6. ResNet Variants and Depths
Model | Depth | Parameters | Top-5 Error (ILSVRC) |
---|---|---|---|
ResNet-18 | 18 | ~11M | ~7.5% |
ResNet-34 | 34 | ~21M | ~7.0% |
ResNet-50 | 50 | ~25M | ~6.8% |
ResNet-101 | 101 | ~44M | ~6.5% |
ResNet-152 | 152 | ~60M | ~6.2% |
7. Design Principles and Insights
✅ Identity Shortcuts:
- Let the network preserve signal across layers
- Require no extra parameters if dimensions match
✅ Deep Supervision (implicitly):
- Gradients can directly flow through residual connections
- Improves convergence
✅ Feature Reuse:
- Encourages layers to refine, not relearn, features
✅ Avoids Overfitting:
- Despite greater depth, ResNet generalizes better
8. Training Details
- Dataset: ImageNet (1.28M images)
Data Augmentation:
- Random resized crop to 224x224
- Horizontal flips
Optimization:
- SGD with momentum (0.9)
- Weight decay: 1e-4
- Batch size: 256
- LR schedule: Step decay (e.g., divide by 10 every 30 epochs)
- Epochs: 90–120
- Initialization: MSRA (He et al., 2015) weight init for ReLU
9. Performance and Impact
- Won 1st place in ILSVRC 2015 (Image classification)
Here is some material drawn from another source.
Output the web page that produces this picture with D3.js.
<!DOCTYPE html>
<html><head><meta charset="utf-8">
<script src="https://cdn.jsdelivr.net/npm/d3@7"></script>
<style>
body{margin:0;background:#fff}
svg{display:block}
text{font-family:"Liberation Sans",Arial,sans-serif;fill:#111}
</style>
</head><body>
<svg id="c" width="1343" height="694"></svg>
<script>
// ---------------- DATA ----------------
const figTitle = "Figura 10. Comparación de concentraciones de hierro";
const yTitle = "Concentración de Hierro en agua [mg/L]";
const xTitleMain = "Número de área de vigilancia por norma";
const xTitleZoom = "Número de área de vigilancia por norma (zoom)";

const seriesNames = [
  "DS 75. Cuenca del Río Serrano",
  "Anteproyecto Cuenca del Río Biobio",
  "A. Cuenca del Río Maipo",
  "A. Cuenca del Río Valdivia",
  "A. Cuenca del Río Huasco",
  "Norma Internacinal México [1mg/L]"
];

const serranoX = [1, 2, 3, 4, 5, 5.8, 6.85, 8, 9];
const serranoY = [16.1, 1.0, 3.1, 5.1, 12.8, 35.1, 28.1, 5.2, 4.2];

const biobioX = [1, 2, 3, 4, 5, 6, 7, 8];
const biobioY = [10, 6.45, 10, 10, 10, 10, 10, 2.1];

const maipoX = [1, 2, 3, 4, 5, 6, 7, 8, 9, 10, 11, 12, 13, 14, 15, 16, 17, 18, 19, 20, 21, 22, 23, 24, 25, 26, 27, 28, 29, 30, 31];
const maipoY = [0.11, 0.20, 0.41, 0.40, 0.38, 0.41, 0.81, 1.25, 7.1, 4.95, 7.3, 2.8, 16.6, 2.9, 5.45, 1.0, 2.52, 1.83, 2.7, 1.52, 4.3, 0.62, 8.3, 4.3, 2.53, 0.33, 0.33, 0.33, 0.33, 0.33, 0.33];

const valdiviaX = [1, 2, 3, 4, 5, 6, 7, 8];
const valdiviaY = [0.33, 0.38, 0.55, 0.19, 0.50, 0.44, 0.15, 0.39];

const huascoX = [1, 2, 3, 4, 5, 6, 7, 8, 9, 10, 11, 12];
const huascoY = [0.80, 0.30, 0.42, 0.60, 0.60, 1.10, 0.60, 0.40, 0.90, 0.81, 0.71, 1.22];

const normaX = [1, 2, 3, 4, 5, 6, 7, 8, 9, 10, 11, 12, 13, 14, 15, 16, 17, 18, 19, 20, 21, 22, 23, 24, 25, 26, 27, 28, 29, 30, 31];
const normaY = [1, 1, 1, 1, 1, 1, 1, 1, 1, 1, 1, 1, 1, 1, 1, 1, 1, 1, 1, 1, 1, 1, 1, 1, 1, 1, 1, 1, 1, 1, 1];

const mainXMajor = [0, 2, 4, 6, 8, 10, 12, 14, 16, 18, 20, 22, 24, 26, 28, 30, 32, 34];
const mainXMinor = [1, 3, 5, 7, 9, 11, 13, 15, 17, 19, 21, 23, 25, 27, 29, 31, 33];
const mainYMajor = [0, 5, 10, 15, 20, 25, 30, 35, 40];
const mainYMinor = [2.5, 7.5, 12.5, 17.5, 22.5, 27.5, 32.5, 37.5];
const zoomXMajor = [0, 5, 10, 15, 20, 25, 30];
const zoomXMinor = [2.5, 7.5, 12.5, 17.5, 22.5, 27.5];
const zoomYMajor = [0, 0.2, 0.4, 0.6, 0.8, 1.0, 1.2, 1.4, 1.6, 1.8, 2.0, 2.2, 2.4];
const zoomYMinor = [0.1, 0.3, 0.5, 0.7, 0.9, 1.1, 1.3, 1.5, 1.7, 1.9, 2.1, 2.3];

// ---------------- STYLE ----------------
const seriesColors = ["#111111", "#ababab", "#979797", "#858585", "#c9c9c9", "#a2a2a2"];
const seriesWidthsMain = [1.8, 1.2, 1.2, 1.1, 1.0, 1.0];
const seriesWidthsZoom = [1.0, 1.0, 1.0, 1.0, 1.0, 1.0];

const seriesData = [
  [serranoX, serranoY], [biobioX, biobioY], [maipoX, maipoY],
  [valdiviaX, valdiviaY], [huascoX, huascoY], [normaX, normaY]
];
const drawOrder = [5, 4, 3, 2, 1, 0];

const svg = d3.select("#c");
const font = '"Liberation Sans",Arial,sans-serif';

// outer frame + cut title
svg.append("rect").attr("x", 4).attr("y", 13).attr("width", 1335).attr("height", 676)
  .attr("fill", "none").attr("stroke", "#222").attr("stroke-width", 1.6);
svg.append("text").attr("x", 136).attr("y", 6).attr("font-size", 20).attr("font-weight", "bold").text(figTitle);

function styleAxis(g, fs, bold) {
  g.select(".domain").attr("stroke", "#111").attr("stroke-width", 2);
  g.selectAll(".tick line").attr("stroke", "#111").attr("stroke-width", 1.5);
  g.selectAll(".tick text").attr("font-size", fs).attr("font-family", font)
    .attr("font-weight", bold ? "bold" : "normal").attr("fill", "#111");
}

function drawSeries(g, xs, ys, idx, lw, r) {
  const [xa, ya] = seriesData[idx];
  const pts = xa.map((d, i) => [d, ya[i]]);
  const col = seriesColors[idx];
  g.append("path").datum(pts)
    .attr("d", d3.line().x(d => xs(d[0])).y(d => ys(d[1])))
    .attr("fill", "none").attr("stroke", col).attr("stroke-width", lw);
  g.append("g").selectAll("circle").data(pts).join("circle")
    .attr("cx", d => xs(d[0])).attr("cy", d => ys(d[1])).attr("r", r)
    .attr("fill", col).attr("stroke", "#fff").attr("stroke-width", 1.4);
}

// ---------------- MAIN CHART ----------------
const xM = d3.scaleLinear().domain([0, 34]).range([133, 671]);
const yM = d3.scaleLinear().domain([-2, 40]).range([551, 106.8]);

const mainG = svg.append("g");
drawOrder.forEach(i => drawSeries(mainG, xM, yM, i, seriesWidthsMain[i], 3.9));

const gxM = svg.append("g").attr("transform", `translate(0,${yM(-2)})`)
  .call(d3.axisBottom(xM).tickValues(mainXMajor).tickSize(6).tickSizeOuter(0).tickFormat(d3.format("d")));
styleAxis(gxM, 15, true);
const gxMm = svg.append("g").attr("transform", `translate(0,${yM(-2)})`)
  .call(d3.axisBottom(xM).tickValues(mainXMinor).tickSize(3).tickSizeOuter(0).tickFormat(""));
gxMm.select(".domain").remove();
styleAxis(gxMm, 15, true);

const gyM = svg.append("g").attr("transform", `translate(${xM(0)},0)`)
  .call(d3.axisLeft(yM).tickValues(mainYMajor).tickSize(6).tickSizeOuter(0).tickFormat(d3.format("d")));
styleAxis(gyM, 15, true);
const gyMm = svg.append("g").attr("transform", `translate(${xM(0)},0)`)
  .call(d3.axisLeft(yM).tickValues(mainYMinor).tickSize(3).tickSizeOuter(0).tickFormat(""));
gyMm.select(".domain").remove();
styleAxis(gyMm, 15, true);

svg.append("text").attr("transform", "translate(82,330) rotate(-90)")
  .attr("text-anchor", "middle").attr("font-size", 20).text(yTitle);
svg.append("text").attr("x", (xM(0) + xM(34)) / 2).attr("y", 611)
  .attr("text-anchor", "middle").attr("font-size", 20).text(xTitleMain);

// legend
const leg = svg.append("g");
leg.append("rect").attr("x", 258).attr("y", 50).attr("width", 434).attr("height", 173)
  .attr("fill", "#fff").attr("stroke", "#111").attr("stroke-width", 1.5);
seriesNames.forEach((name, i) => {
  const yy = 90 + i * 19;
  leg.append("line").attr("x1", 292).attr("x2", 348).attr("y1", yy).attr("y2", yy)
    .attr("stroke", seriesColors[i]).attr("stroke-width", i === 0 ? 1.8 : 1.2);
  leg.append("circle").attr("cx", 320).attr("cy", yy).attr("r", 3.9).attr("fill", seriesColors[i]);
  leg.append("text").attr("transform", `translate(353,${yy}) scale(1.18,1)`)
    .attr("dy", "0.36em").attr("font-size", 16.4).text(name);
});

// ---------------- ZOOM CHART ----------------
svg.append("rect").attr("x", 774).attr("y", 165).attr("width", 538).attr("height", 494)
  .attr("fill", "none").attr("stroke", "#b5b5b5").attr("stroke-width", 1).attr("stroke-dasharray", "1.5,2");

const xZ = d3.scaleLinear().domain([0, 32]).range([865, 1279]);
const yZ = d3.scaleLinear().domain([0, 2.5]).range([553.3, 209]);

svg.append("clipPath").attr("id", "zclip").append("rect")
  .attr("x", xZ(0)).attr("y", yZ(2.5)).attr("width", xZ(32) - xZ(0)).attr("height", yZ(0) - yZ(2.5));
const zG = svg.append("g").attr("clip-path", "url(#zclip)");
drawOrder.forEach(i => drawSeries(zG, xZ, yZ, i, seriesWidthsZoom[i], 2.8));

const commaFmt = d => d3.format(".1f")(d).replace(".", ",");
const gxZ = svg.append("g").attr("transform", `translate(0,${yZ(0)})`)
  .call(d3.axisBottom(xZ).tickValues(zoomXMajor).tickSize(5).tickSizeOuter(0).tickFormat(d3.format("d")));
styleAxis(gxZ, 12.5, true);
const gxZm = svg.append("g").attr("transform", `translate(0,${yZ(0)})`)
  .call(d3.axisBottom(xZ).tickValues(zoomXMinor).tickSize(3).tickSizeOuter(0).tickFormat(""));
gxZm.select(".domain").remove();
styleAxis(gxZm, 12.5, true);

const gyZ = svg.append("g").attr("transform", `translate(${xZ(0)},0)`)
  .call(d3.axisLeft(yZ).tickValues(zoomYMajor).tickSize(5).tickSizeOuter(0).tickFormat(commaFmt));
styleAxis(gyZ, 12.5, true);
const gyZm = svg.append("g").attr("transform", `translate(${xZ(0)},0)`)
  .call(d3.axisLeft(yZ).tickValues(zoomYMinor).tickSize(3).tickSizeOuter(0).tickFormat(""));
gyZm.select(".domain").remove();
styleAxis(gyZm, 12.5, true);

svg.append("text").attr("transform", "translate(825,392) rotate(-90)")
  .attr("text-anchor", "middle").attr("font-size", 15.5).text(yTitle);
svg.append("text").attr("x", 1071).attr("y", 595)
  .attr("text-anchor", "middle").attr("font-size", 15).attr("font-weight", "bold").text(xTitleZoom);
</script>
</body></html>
- Enabled very deep CNNs to be trained effectively (up to 1000+ layers)
Inspired many successor models:
- DenseNet (feature concatenation instead of addition)
- ResNeXt (grouped convolutions)
- EfficientNet (compound scaling)
- Vision Transformers still use ResNet as backbone
10. Limitations and Later Evolutions
Issue | Solution in later models |
---|---|
Computationally heavy | ResNeXt, MobileNet, ShuffleNet |
Static design (manual) | NASNet, EfficientNet |
Only additive identity | DenseNet uses concatenation |
Diminishing returns | Efficient architectures (e.g., Swin Transformer) |
11. Conclusion
ResNet revolutionized the way we design deep networks. It solved the degradation problem using a simple, elegant idea: learning residuals instead of direct mappings.
Its skip connections became a blueprint for almost all modern CNNs, and its legacy continues in hybrid models and transformers alike.
✨ “Sometimes, the best way forward is to remember where you started.”